Once the lamb is starting to ‘collapse’, add two/three sliced white (ideally) or green peppers and one large chopped fresh tomato. Leave the lid off and cook for another 30 mins until everything’s cooked, keeping an eye on the consistency. Check seasoning, add some chopped marjoram/oregano/parsley and serve with boiled or baked potatoes and whatever greens you have. Get happy.

Hungarian lamb pörkölt, baked potato, steamed beetroot greens/purple sprouting broccoli. Deep, colourful, lovely.

My hunch proved a pretty good one. The pörkölt – all sweet fatty lamb, savoury green pepperiness and fragrant, earthy, every-so-slightly-spicy depths – married really well with the bright berry fruit flavours, smoky floral nuances and grippy ‘green’ acidity of the Saumur-Champigny. A good wine match is when both the food and the wine are elevated and, if you like, ‘completed’ by the other, and I think we had that going on here. A very satisfying meal.

So, if you don’t know the Cabernet Franc grape, or if you’ve had a bad experience with it (roast pork, perhaps?) I’d urge you to give it another shot and, ideally, get it going with some good home-cooked Hungarian food. Trust me, you’ll be in hog’s heaven.

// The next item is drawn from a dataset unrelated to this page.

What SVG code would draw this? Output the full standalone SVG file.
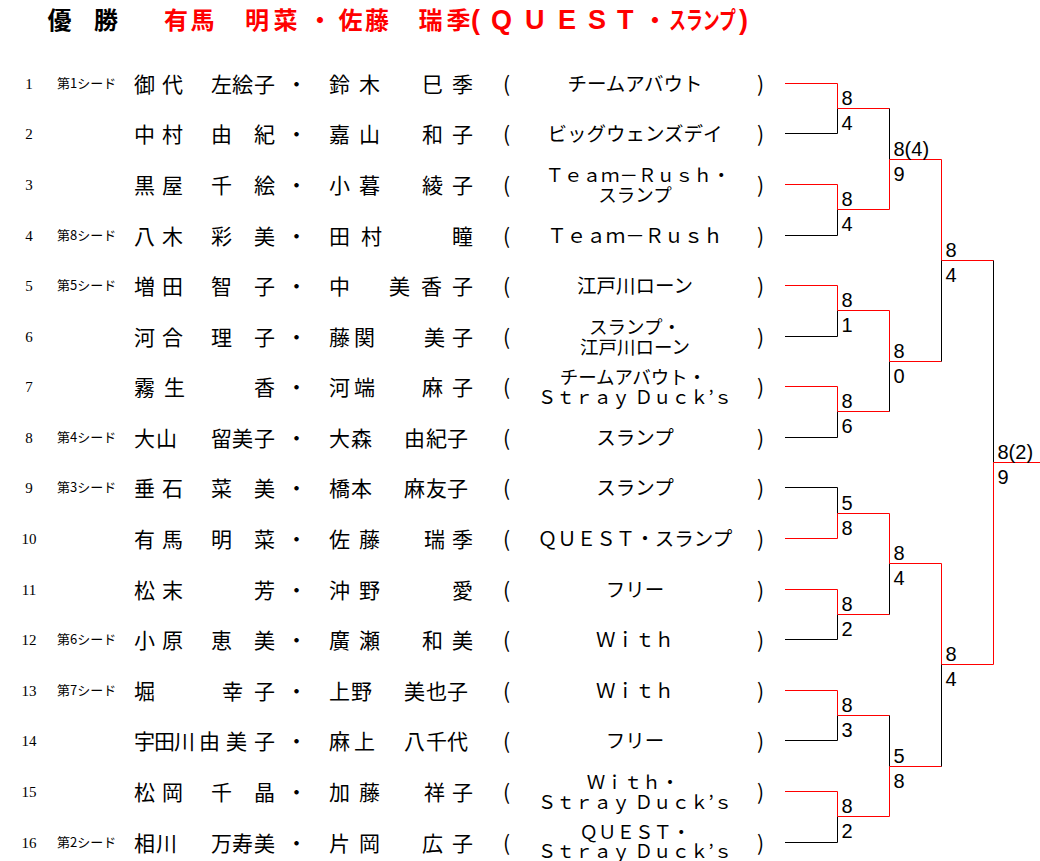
<svg xmlns="http://www.w3.org/2000/svg" width="1040" height="861" viewBox="0 0 1040 861">
<style>
text{font-family:"Noto Sans CJK JP","Noto Sans CJK SC",sans-serif;fill:#000}
.hd{font-size:24px;font-weight:bold}
.hl{font-family:"Liberation Sans",sans-serif;font-size:27px;font-weight:bold}
.red{fill:#f00}
.num{font-family:"Liberation Serif",serif;font-size:15px;text-anchor:middle}
.seed{font-size:13px}
.nm{font-size:21px}
.tm{font-size:19.5px;text-anchor:middle}
.t2{font-size:18.5px;text-anchor:middle}
.sc{font-family:"Liberation Sans",sans-serif;font-size:20px}
.r{stroke:#f00;stroke-width:1;fill:none}
.k{stroke:#000;stroke-width:1;fill:none}
</style>
<rect width="1040" height="861" fill="#fff"/>
<g id="header">
<text class="hd" x="47.5 94" y="29">優勝</text>
<text class="hd red" x="164 190.5 217 245 273.5 308 338.5 365 392 418.5 446.5" y="29">有馬　明菜・佐藤　瑞季</text>
<text class="hl red" x="471" y="29">(</text>
<text class="hl red" x="491 525 558 588 617" y="29">QUEST</text>
<text class="hd red" x="643" y="29">・</text>
<text class="hd red" x="669" y="29" textLength="67" lengthAdjust="spacingAndGlyphs">スランプ</text>
<text class="hl red" x="739" y="29">)</text>
</g>
<g id="entry-1">
<text class="num" x="29" y="89">1</text><text class="seed" x="57" y="88">第1シード</text>
<text class="nm" x="134 162" y="91.5">御代</text><text class="nm" x="211 232 254" y="91.5">左絵子</text><text class="nm" x="286" y="91.5">・</text><text class="nm" x="329 359" y="91.5">鈴木</text><text class="nm" x="422 452" y="91.5">巳季</text>
<text class="nm" x="503" y="91.5">(</text><text class="tm" x="635" y="91">チームアバウト</text><text class="nm" x="757" y="91.5">)</text>
</g>
<g id="entry-2">
<text class="num" x="29" y="139">2</text>
<text class="nm" x="134 162" y="141.5">中村</text><text class="nm" x="211 254" y="141.5">由紀</text><text class="nm" x="286" y="141.5">・</text><text class="nm" x="329 359" y="141.5">嘉山</text><text class="nm" x="422 452" y="141.5">和子</text>
<text class="nm" x="503" y="141.5">(</text><text class="tm" x="635" y="141">ビッグウェンズデイ</text><text class="nm" x="757" y="141.5">)</text>
</g>
<g id="entry-3">
<text class="num" x="29" y="190">3</text>
<text class="nm" x="134 162" y="192.5">黒屋</text><text class="nm" x="211 254" y="192.5">千絵</text><text class="nm" x="286" y="192.5">・</text><text class="nm" x="329 359" y="192.5">小暮</text><text class="nm" x="422 452" y="192.5">綾子</text>
<text class="nm" x="503" y="192.5">(</text><text class="t2" x="638" y="181.5">Ｔｅａｍ－Ｒｕｓｈ・</text><text class="t2" x="635" y="201.5">スランプ</text><text class="nm" x="757" y="192.5">)</text>
</g>
<g id="entry-4">
<text class="num" x="29" y="241">4</text><text class="seed" x="57" y="240">第8シード</text>
<text class="nm" x="134 162" y="243.5">八木</text><text class="nm" x="211 254" y="243.5">彩美</text><text class="nm" x="286" y="243.5">・</text><text class="nm" x="329 361" y="243.5">田村</text><text class="nm" x="452" y="243.5">瞳</text>
<text class="nm" x="503" y="243.5">(</text><text class="tm" x="635" y="243">Ｔｅａｍ－Ｒｕｓｈ</text><text class="nm" x="757" y="243.5">)</text>
</g>
<g id="entry-5">
<text class="num" x="29" y="291">5</text><text class="seed" x="57" y="290">第5シード</text>
<text class="nm" x="134 162" y="293.5">増田</text><text class="nm" x="211 254" y="293.5">智子</text><text class="nm" x="286" y="293.5">・</text><text class="nm" x="329" y="293.5">中</text><text class="nm" x="389 421 452" y="293.5">美香子</text>
<text class="nm" x="503" y="293.5">(</text><text class="tm" x="635" y="293">江戸川ローン</text><text class="nm" x="757" y="293.5">)</text>
</g>
<g id="entry-6">
<text class="num" x="29" y="342">6</text>
<text class="nm" x="134 162" y="344.5">河合</text><text class="nm" x="211 254" y="344.5">理子</text><text class="nm" x="286" y="344.5">・</text><text class="nm" x="329 354" y="344.5">藤関</text><text class="nm" x="424 452" y="344.5">美子</text>
<text class="nm" x="503" y="344.5">(</text><text class="t2" x="635" y="333.5">スランプ・</text><text class="t2" x="635" y="353.5">江戸川ローン</text><text class="nm" x="757" y="344.5">)</text>
</g>
<g id="entry-7">
<text class="num" x="29" y="392">7</text>
<text class="nm" x="134 164" y="394.5">霧生</text><text class="nm" x="254" y="394.5">香</text><text class="nm" x="286" y="394.5">・</text><text class="nm" x="329 354" y="394.5">河端</text><text class="nm" x="422 452" y="394.5">麻子</text>
<text class="nm" x="503" y="394.5">(</text><text class="t2" x="633" y="383.5">チームアバウト・</text><text class="t2" x="635" y="403.5">Ｓｔｒａｙ Ｄｕｃｋ’ｓ</text><text class="nm" x="757" y="394.5">)</text>
</g>
<g id="entry-8">
<text class="num" x="29" y="443">8</text><text class="seed" x="57" y="442">第4シード</text>
<text class="nm" x="134 156" y="445.5">大山</text><text class="nm" x="211 232 254" y="445.5">留美子</text><text class="nm" x="286" y="445.5">・</text><text class="nm" x="329 351" y="445.5">大森</text><text class="nm" x="404 426 447" y="445.5">由紀子</text>
<text class="nm" x="503" y="445.5">(</text><text class="tm" x="635" y="445">スランプ</text><text class="nm" x="757" y="445.5">)</text>
</g>
<g id="entry-9">
<text class="num" x="29" y="493">9</text><text class="seed" x="57" y="492">第3シード</text>
<text class="nm" x="134 162" y="495.5">垂石</text><text class="nm" x="211 254" y="495.5">菜美</text><text class="nm" x="286" y="495.5">・</text><text class="nm" x="329 351" y="495.5">橋本</text><text class="nm" x="404 426 447" y="495.5">麻友子</text>
<text class="nm" x="503" y="495.5">(</text><text class="tm" x="635" y="495">スランプ</text><text class="nm" x="757" y="495.5">)</text>
</g>
<g id="entry-10">
<text class="num" x="29" y="544">10</text>
<text class="nm" x="134 162" y="546.5">有馬</text><text class="nm" x="211 254" y="546.5">明菜</text><text class="nm" x="286" y="546.5">・</text><text class="nm" x="329 359" y="546.5">佐藤</text><text class="nm" x="424 452" y="546.5">瑞季</text>
<text class="nm" x="503" y="546.5">(</text><text class="tm" x="635" y="546">ＱＵＥＳＴ・スランプ</text><text class="nm" x="757" y="546.5">)</text>
</g>
<g id="entry-11">
<text class="num" x="29" y="595">11</text>
<text class="nm" x="134 162" y="597.5">松末</text><text class="nm" x="254" y="597.5">芳</text><text class="nm" x="286" y="597.5">・</text><text class="nm" x="329 359" y="597.5">沖野</text><text class="nm" x="452" y="597.5">愛</text>
<text class="nm" x="503" y="597.5">(</text><text class="tm" x="635" y="597">フリー</text><text class="nm" x="757" y="597.5">)</text>
</g>
<g id="entry-12">
<text class="num" x="29" y="645">12</text><text class="seed" x="57" y="644">第6シード</text>
<text class="nm" x="134 162" y="647.5">小原</text><text class="nm" x="211 254" y="647.5">恵美</text><text class="nm" x="286" y="647.5">・</text><text class="nm" x="329 359" y="647.5">廣瀬</text><text class="nm" x="422 452" y="647.5">和美</text>
<text class="nm" x="503" y="647.5">(</text><text class="tm" x="635" y="647">Ｗｉｔｈ</text><text class="nm" x="757" y="647.5">)</text>
</g>
<g id="entry-13">
<text class="num" x="29" y="696">13</text><text class="seed" x="57" y="695">第7シード</text>
<text class="nm" x="134" y="698.5">堀</text><text class="nm" x="222 254" y="698.5">幸子</text><text class="nm" x="286" y="698.5">・</text><text class="nm" x="329 351" y="698.5">上野</text><text class="nm" x="404 426 447" y="698.5">美也子</text>
<text class="nm" x="503" y="698.5">(</text><text class="tm" x="635" y="698">Ｗｉｔｈ</text><text class="nm" x="757" y="698.5">)</text>
</g>
<g id="entry-14">
<text class="num" x="29" y="746">14</text>
<text class="nm" x="134 154 174" y="748.5">宇田川</text><text class="nm" x="199 226 254" y="748.5">由美子</text><text class="nm" x="286" y="748.5">・</text><text class="nm" x="329 354" y="748.5">麻上</text><text class="nm" x="404 426 447" y="748.5">八千代</text>
<text class="nm" x="503" y="748.5">(</text><text class="tm" x="635" y="748">フリー</text><text class="nm" x="757" y="748.5">)</text>
</g>
<g id="entry-15">
<text class="num" x="29" y="797">15</text>
<text class="nm" x="134 162" y="799.5">松岡</text><text class="nm" x="211 254" y="799.5">千晶</text><text class="nm" x="286" y="799.5">・</text><text class="nm" x="329 359" y="799.5">加藤</text><text class="nm" x="424 452" y="799.5">祥子</text>
<text class="nm" x="503" y="799.5">(</text><text class="t2" x="633" y="788.5">Ｗｉｔｈ・</text><text class="t2" x="635" y="808.5">Ｓｔｒａｙ Ｄｕｃｋ’ｓ</text><text class="nm" x="757" y="799.5">)</text>
</g>
<g id="entry-16">
<text class="num" x="29" y="848">16</text><text class="seed" x="57" y="847">第2シード</text>
<text class="nm" x="134 156" y="850.5">相川</text><text class="nm" x="211 232 254" y="850.5">万寿美</text><text class="nm" x="286" y="850.5">・</text><text class="nm" x="329 359" y="850.5">片岡</text><text class="nm" x="422 452" y="850.5">広子</text>
<text class="nm" x="503" y="850.5">(</text><text class="t2" x="635" y="838.5">ＱＵＥＳＴ・</text><text class="t2" x="635" y="857.5">Ｓｔｒａｙ Ｄｕｃｋ’ｓ</text><text class="nm" x="757" y="850.5">)</text>
</g>
<g id="connectors">
<path class="r" d="M785 83.5H837.5M785 184.5H837.5M785 285.5H837.5M785 386.5H837.5M785 538.5H837.5M785 589.5H837.5M785 690.5H837.5M785 791.5H837.5"/>
<path class="k" d="M785 133.5H837.5M785 235.5H837.5M785 336.5H837.5M785 437.5H837.5M785 487.5H837.5M785 639.5H837.5M785 740.5H837.5M785 842.5H837.5"/>
<path class="r" d="M837.5 83.5V108.5M837.5 184.5V209.5M837.5 285.5V310.5M837.5 386.5V411.5M837.5 513.5V538.5M837.5 589.5V614.5M837.5 690.5V715.5M837.5 791.5V816.5"/>
<path class="k" d="M837.5 108.5V133.5M837.5 209.5V235.5M837.5 310.5V336.5M837.5 411.5V437.5M837.5 487.5V513.5M837.5 614.5V639.5M837.5 715.5V740.5M837.5 816.5V842.5"/>
<path class="r" d="M837.5 108.5H889.5M837.5 209.5H889.5M837.5 310.5H889.5M837.5 411.5H889.5M837.5 513.5H889.5M837.5 614.5H889.5M837.5 715.5H889.5M837.5 816.5H889.5"/>
<path class="r" d="M889.5 159.5V209.5M889.5 310.5V361.5M889.5 513.5V563.5M889.5 766.5V816.5"/>
<path class="k" d="M889.5 108.5V159.5M889.5 361.5V411.5M889.5 563.5V614.5M889.5 715.5V766.5"/>
<path class="r" d="M889.5 159.5H941.5M889.5 361.5H941.5M889.5 563.5H941.5M889.5 766.5H941.5"/>
<path class="r" d="M941.5 159.5V260.5M941.5 563.5V664.5M941.5 260.5H993.5M941.5 664.5H993.5"/>
<path class="k" d="M941.5 260.5V361.5M941.5 664.5V766.5M993.5 260.5V462.5"/>
<path class="r" d="M993.5 462.5V664.5M993.5 462.5H1040"/>
</g>
<g id="scores">
<text class="sc" x="841.5" y="104.5">8</text><text class="sc" x="841.5" y="129.5">4</text>
<text class="sc" x="841.5" y="205.5">8</text><text class="sc" x="841.5" y="230.5">4</text>
<text class="sc" x="841.5" y="306.5">8</text><text class="sc" x="841.5" y="331.5">1</text>
<text class="sc" x="841.5" y="407.5">8</text><text class="sc" x="841.5" y="432.5">6</text>
<text class="sc" x="841.5" y="509.5">5</text><text class="sc" x="841.5" y="534.5">8</text>
<text class="sc" x="841.5" y="610.5">8</text><text class="sc" x="841.5" y="635.5">2</text>
<text class="sc" x="841.5" y="711.5">8</text><text class="sc" x="841.5" y="736.5">3</text>
<text class="sc" x="841.5" y="812.5">8</text><text class="sc" x="841.5" y="837.5">2</text>
<text class="sc" x="893.5" y="155.5">8(4)</text><text class="sc" x="893.5" y="180.5">9</text>
<text class="sc" x="893.5" y="357.5">8</text><text class="sc" x="893.5" y="382.5">0</text>
<text class="sc" x="893.5" y="559.5">8</text><text class="sc" x="893.5" y="584.5">4</text>
<text class="sc" x="893.5" y="762.5">5</text><text class="sc" x="893.5" y="787.5">8</text>
<text class="sc" x="945.5" y="256.5">8</text><text class="sc" x="945.5" y="281.5">4</text>
<text class="sc" x="945.5" y="660.5">8</text><text class="sc" x="945.5" y="685.5">4</text>
<text class="sc" x="997.5" y="458.5">8(2)</text><text class="sc" x="997.5" y="483.5">9</text>
</g>
</svg>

With so many wines leaning towards a sweet, easy-going, food-not-required style these days, it’s lovely to experiment with those that still come into their own with food. The Loire valley is the key place to look for the best cab francs, but keep an eye on ABVs, you find some upwards of 14% these days which are fruit bombs. At around 12.5%, you tend to get a far more ‘classic’ character.

Freshly picked Cabernet Franc grapes

PS. Pörkölt can also be made with beef, veal and pork. In fact, traditionally it would be mutton, not lamb, but either way, it’s good. Enjoy!